Roman turbine mill at Chemtou, Tunisia. The tangential water inflow of the millrace made the submerged horizontal wheel in the shaft turn like a true turbine.[1]

A Francis turbine runner, rated at nearly one million hp (750 MW), being installed at the Grand Coulee Dam, United States.

A propeller-type runner rated 28,000 hp (21 MW)

The earliest known water turbines date to the Roman Empire. Two helix-turbine mill sites of almost identical design were found at Chemtou and Testour, modern-day Tunisia, dating to the late 3rd or early 4th century AD. The horizontal water wheel with angled blades was installed at the bottom of a water-filled, circular shaft. The water from the mill-race entered tangentially the pit, creating a swirling water column which made the fully submerged wheel act like a true turbine.[1]

Ján Andrej Segner developed a reactive water turbine in the mid-18th century. It had a horizontal axis and was a precursor to modern water turbines. It is a very simple machine that is still produced today for use in small hydro sites. Segner worked with Euler on some of the early mathematical theories of turbine design.

In 1820, Jean-Victor Poncelet developed an inward-flow turbine.

In 1826, Benoit Fourneyron developed an outward-flow turbine. This was an efficient machine (~80%) that sent water through a runner with blades curved in one dimension. The stationary outlet also had curved guides.

In 1844, Uriah A. Boyden developed an outward flow turbine that improved on the performance of the Fourneyron turbine. Its runner shape was similar to that of a Francis turbine.

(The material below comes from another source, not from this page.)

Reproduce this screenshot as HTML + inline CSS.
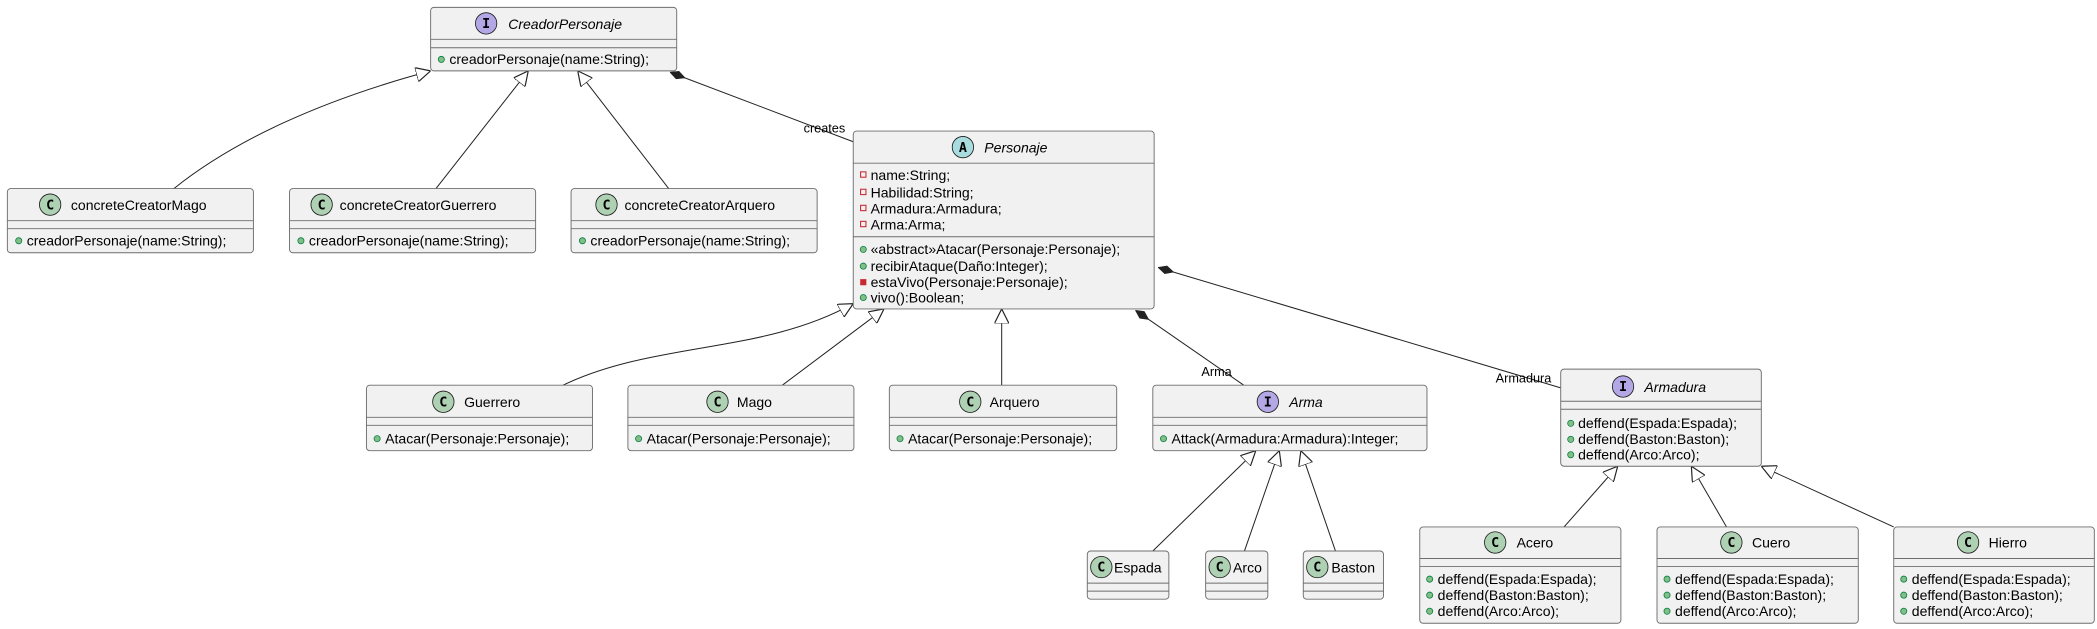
<!DOCTYPE html>
<html><head><meta charset="utf-8"><style>
html,body{margin:0;padding:0;background:#fff;}
svg{display:block;}
text{font-family:"Liberation Sans","DejaVu Sans",sans-serif;font-size:10.5px;fill:#000;}
.box{fill:#F1F1F1;stroke:#6e6e6e;stroke-width:0.7;}
.sep{stroke:#6e6e6e;stroke-width:0.7;}
.e{fill:none;stroke:#222;stroke-width:0.75;}
.pub{fill:#84BE84;stroke:#038048;stroke-width:0.6;}
.priv{fill:none;stroke:#C82930;stroke-width:0.8;}
.privm{fill:#C82930;stroke:#C82930;stroke-width:0.6;}
.ci{fill:#ADD1B2;stroke:#181818;stroke-width:0.6;}
.ii{fill:#B4A7E5;stroke:#181818;stroke-width:0.6;}
.ai{fill:#A9DCDF;stroke:#181818;stroke-width:0.6;}
.ic{font-family:"DejaVu Sans Mono","Liberation Mono",monospace;font-weight:bold;font-size:10px;text-anchor:middle;}
.it{font-style:italic;}
.lbl{font-size:9.5px;}
</style></head><body>
<svg width="2097" height="629" viewBox="0 0 1568 470.3" preserveAspectRatio="none" xmlns="http://www.w3.org/2000/svg">
<defs>
<marker id="tri" viewBox="0 0 10 10" refX="10" refY="5" markerWidth="11" markerHeight="11" markerUnits="userSpaceOnUse" orient="auto">
<path d="M0,0 L10,5 L0,10 z" fill="#fff" stroke="#222" stroke-width="0.8"/>
</marker>
<marker id="dia" viewBox="0 0 12 10" refX="0" refY="5" markerWidth="12" markerHeight="10" markerUnits="userSpaceOnUse" orient="auto">
<path d="M0,5 L6,2 L12,5 L6,8 z" fill="#222" stroke="#222" stroke-width="0.5"/>
</marker>
</defs>

<!-- edges -->
<path class="e" marker-end="url(#tri)" d="M130,141 C175,105 240,75 322,53"/>
<path class="e" marker-end="url(#tri)" d="M326,141 L395,53"/>
<path class="e" marker-end="url(#tri)" d="M500,141 L432,53"/>
<path class="e" marker-start="url(#dia)" d="M501,54 L638,106"/>
<text class="lbl" x="632" y="99" text-anchor="end">creates</text>

<path class="e" marker-end="url(#tri)" d="M421,288 C490,255 570,265 638,227"/>
<path class="e" marker-end="url(#tri)" d="M585,288 L661,231"/>
<path class="e" marker-end="url(#tri)" d="M749,288 L749,231"/>
<path class="e" marker-start="url(#dia)" d="M849,232 L930,288"/>
<text class="lbl" x="921" y="281" text-anchor="end">Arma</text>
<path class="e" marker-start="url(#dia)" d="M866,200 L1167,290"/>
<text class="lbl" x="1160" y="286" text-anchor="end">Armadura</text>

<path class="e" marker-end="url(#tri)" d="M862,412 L939,337"/>
<path class="e" marker-end="url(#tri)" d="M930.5,412 L956.6,337"/>
<path class="e" marker-end="url(#tri)" d="M998.6,412 L972.7,337"/>
<path class="e" marker-end="url(#tri)" d="M1169.5,394 L1209.6,348.6"/>
<path class="e" marker-end="url(#tri)" d="M1291,394 L1264.7,348.6"/>
<path class="e" marker-end="url(#tri)" d="M1416,394 L1317,348.6"/>

<!-- CreadorPersonaje -->
<rect class="box" x="322" y="5.5" width="184" height="47.5" rx="2.5"/>
<line class="sep" x1="322" y1="29.4" x2="506" y2="29.4"/><line class="sep" x1="322" y1="35.7" x2="506" y2="35.7"/>
<circle class="ii" cx="363.5" cy="17.5" r="8"/><text class="ic" x="363.5" y="21">I</text>
<text class="it" x="380" y="21.5">CreadorPersonaje</text>
<circle class="pub" cx="330" cy="44.4" r="2.3"/><text x="336" y="48">creadorPersonaje(name:String);</text>

<!-- concrete creators -->
<rect class="box" x="5.5" y="141" width="184" height="48" rx="2.5"/>
<line class="sep" x1="5.5" y1="165" x2="189.5" y2="165"/><line class="sep" x1="5.5" y1="171" x2="189.5" y2="171"/>
<circle class="ci" cx="37.5" cy="153" r="8"/><text class="ic" x="37.5" y="156.5">C</text>
<text x="53" y="157">concreteCreatorMago</text>
<circle class="pub" cx="14" cy="180" r="2.3"/><text x="20" y="183.5">creadorPersonaje(name:String);</text>

<rect class="box" x="216.5" y="141" width="184" height="48" rx="2.5"/>
<line class="sep" x1="216.5" y1="165" x2="400.5" y2="165"/><line class="sep" x1="216.5" y1="171" x2="400.5" y2="171"/>
<circle class="ci" cx="240.5" cy="153" r="8"/><text class="ic" x="240.5" y="156.5">C</text>
<text x="254" y="157">concreteCreatorGuerrero</text>
<circle class="pub" cx="225" cy="180" r="2.3"/><text x="231" y="183.5">creadorPersonaje(name:String);</text>

<rect class="box" x="427" y="141" width="184" height="48" rx="2.5"/>
<line class="sep" x1="427" y1="165" x2="611" y2="165"/><line class="sep" x1="427" y1="171" x2="611" y2="171"/>
<circle class="ci" cx="453.5" cy="153" r="8"/><text class="ic" x="453.5" y="156.5">C</text>
<text x="467" y="157">concreteCreatorArquero</text>
<circle class="pub" cx="435.5" cy="180" r="2.3"/><text x="441.5" y="183.5">creadorPersonaje(name:String);</text>

<!-- Personaje -->
<rect class="box" x="638" y="98" width="225" height="133" rx="2.5"/>
<line class="sep" x1="638" y1="122" x2="863" y2="122"/><line class="sep" x1="638" y1="177" x2="863" y2="177"/>
<circle class="ai" cx="720" cy="110" r="8"/><text class="ic" x="720" y="113.5">A</text>
<text class="it" x="736" y="114">Personaje</text>
<rect class="priv" x="643.5" y="128.5" width="4" height="4"/><text x="651" y="134.5">name:String;</text>
<rect class="priv" x="643.5" y="141.5" width="4" height="4"/><text x="651" y="147.5">Habilidad:String;</text>
<rect class="priv" x="643.5" y="153.5" width="4" height="4"/><text x="651" y="159.5">Armadura:Armadura;</text>
<rect class="priv" x="643.5" y="165.5" width="4" height="4"/><text x="651" y="171.5">Arma:Arma;</text>
<circle class="pub" cx="645.5" cy="186.5" r="2.3"/><text x="651" y="190">«abstract»Atacar(Personaje:Personaje);</text>
<circle class="pub" cx="645.5" cy="199" r="2.3"/><text x="651" y="202.5">recibirAtaque(Daño:Integer);</text>
<rect class="privm" x="643.5" y="209" width="4" height="4"/><text x="651" y="214.5">estaVivo(Personaje:Personaje);</text>
<circle class="pub" cx="645.5" cy="222.5" r="2.3"/><text x="651" y="226">vivo():Boolean;</text>

<!-- row 2 -->
<rect class="box" x="274" y="288" width="169" height="49" rx="2.5"/>
<line class="sep" x1="274" y1="312" x2="443" y2="312"/><line class="sep" x1="274" y1="318" x2="443" y2="318"/>
<circle class="ci" cx="331.5" cy="300.4" r="8"/><text class="ic" x="331.5" y="304">C</text>
<text x="347" y="304.5">Guerrero</text>
<circle class="pub" cx="282" cy="328" r="2.3"/><text x="288" y="331.5">Atacar(Personaje:Personaje);</text>

<rect class="box" x="469.5" y="288" width="169" height="49" rx="2.5"/>
<line class="sep" x1="469.5" y1="312" x2="638.5" y2="312"/><line class="sep" x1="469.5" y1="318" x2="638.5" y2="318"/>
<circle class="ci" cx="536.5" cy="300.4" r="8"/><text class="ic" x="536.5" y="304">C</text>
<text x="551" y="304.5">Mago</text>
<circle class="pub" cx="477.5" cy="328" r="2.3"/><text x="483.5" y="331.5">Atacar(Personaje:Personaje);</text>

<rect class="box" x="665" y="288" width="170" height="49" rx="2.5"/>
<line class="sep" x1="665" y1="312" x2="835" y2="312"/><line class="sep" x1="665" y1="318" x2="835" y2="318"/>
<circle class="ci" cx="725.5" cy="300.4" r="8"/><text class="ic" x="725.5" y="304">C</text>
<text x="740" y="304.5">Arquero</text>
<circle class="pub" cx="673" cy="328" r="2.3"/><text x="679" y="331.5">Atacar(Personaje:Personaje);</text>

<rect class="box" x="862" y="288" width="205" height="49" rx="2.5"/>
<line class="sep" x1="862" y1="312" x2="1067" y2="312"/><line class="sep" x1="862" y1="318" x2="1067" y2="318"/>
<circle class="ii" cx="948" cy="300.4" r="8"/><text class="ic" x="948" y="304">I</text>
<text class="it" x="964" y="304.5">Arma</text>
<circle class="pub" cx="870" cy="328" r="2.3"/><text x="876" y="331.5">Attack(Armadura:Armadura):Integer;</text>

<rect class="box" x="1167" y="276" width="150" height="72.6" rx="2.5"/>
<line class="sep" x1="1167" y1="300" x2="1317" y2="300"/><line class="sep" x1="1167" y1="306" x2="1317" y2="306"/>
<circle class="ii" cx="1213.6" cy="289" r="8"/><text class="ic" x="1213.6" y="292.5">I</text>
<text class="it" x="1229.6" y="293">Armadura</text>
<circle class="pub" cx="1174.5" cy="316.5" r="2.3"/><text x="1180" y="320">deffend(Espada:Espada);</text>
<circle class="pub" cx="1174.5" cy="328.5" r="2.3"/><text x="1180" y="332">deffend(Baston:Baston);</text>
<circle class="pub" cx="1174.5" cy="340" r="2.3"/><text x="1180" y="343.5">deffend(Arco:Arco);</text>

<!-- weapons -->
<rect class="box" x="813" y="412" width="61" height="36" rx="2.5"/>
<line class="sep" x1="813" y1="436" x2="874" y2="436"/><line class="sep" x1="813" y1="442" x2="874" y2="442"/>
<circle class="ci" cx="823.5" cy="424" r="8"/><text class="ic" x="823.5" y="427.5">C</text>
<text x="833" y="428">Espada</text>

<rect class="box" x="901.5" y="412" width="46.5" height="36" rx="2.5"/>
<line class="sep" x1="901.5" y1="436" x2="948" y2="436"/><line class="sep" x1="901.5" y1="442" x2="948" y2="442"/>
<circle class="ci" cx="912" cy="424" r="8"/><text class="ic" x="912" y="427.5">C</text>
<text x="922" y="428">Arco</text>

<rect class="box" x="974.5" y="412" width="60" height="36" rx="2.5"/>
<line class="sep" x1="974.5" y1="436" x2="1034.5" y2="436"/><line class="sep" x1="974.5" y1="442" x2="1034.5" y2="442"/>
<circle class="ci" cx="985" cy="424" r="8"/><text class="ic" x="985" y="427.5">C</text>
<text x="995.5" y="428">Baston</text>

<!-- armors -->
<rect class="box" x="1061.6" y="394" width="150.4" height="72" rx="2.5"/>
<line class="sep" x1="1061.6" y1="417.6" x2="1212" y2="417.6"/><line class="sep" x1="1061.6" y1="423.6" x2="1212" y2="423.6"/>
<circle class="ci" cx="1118" cy="405.6" r="8"/><text class="ic" x="1118" y="409">C</text>
<text x="1134" y="409.5">Acero</text>
<circle class="pub" cx="1069" cy="433" r="2.3"/><text x="1075" y="436.5">deffend(Espada:Espada);</text>
<circle class="pub" cx="1069" cy="445" r="2.3"/><text x="1075" y="448.5">deffend(Baston:Baston);</text>
<circle class="pub" cx="1069" cy="457" r="2.3"/><text x="1075" y="460.5">deffend(Arco:Arco);</text>

<rect class="box" x="1239" y="394" width="150.5" height="72" rx="2.5"/>
<line class="sep" x1="1239" y1="417.6" x2="1389.5" y2="417.6"/><line class="sep" x1="1239" y1="423.6" x2="1389.5" y2="423.6"/>
<circle class="ci" cx="1294.6" cy="405.6" r="8"/><text class="ic" x="1294.6" y="409">C</text>
<text x="1310" y="409.5">Cuero</text>
<circle class="pub" cx="1246.5" cy="433" r="2.3"/><text x="1252.5" y="436.5">deffend(Espada:Espada);</text>
<circle class="pub" cx="1246.5" cy="445" r="2.3"/><text x="1252.5" y="448.5">deffend(Baston:Baston);</text>
<circle class="pub" cx="1246.5" cy="457" r="2.3"/><text x="1252.5" y="460.5">deffend(Arco:Arco);</text>

<rect class="box" x="1416" y="394" width="150" height="72" rx="2.5"/>
<line class="sep" x1="1416" y1="417.6" x2="1566" y2="417.6"/><line class="sep" x1="1416" y1="423.6" x2="1566" y2="423.6"/>
<circle class="ci" cx="1471.6" cy="405.6" r="8"/><text class="ic" x="1471.6" y="409">C</text>
<text x="1487" y="409.5">Hierro</text>
<circle class="pub" cx="1423.5" cy="433" r="2.3"/><text x="1429.5" y="436.5">deffend(Espada:Espada);</text>
<circle class="pub" cx="1423.5" cy="445" r="2.3"/><text x="1429.5" y="448.5">deffend(Baston:Baston);</text>
<circle class="pub" cx="1423.5" cy="457" r="2.3"/><text x="1429.5" y="460.5">deffend(Arco:Arco);</text>
</svg>
</body></html>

In 1849, James B. Francis improved the inward flow reaction turbine to over 90% efficiency. He also conducted sophisticated tests and developed engineering methods for water turbine design. The Francis turbine, named for him, is the first modern water turbine. It is still the most widely used water turbine in the world today. The Francis turbine is also called a radial flow turbine, since water flows from the outer circumference towards the centre of runner.

Inward flow water turbines have a better mechanical arrangement and all modern reaction water turbines are of this design. As the water swirls inward, it accelerates, and transfers energy to the runner. Water pressure decreases to atmospheric, or in some cases subatmospheric, as the water passes through the turbine blades and loses energy.

Around 1890, the modern fluid bearing was invented, now universally used to support heavy water turbine spindles. As of 2002, fluid bearings appear to have a mean time between failures of more than 1300 years.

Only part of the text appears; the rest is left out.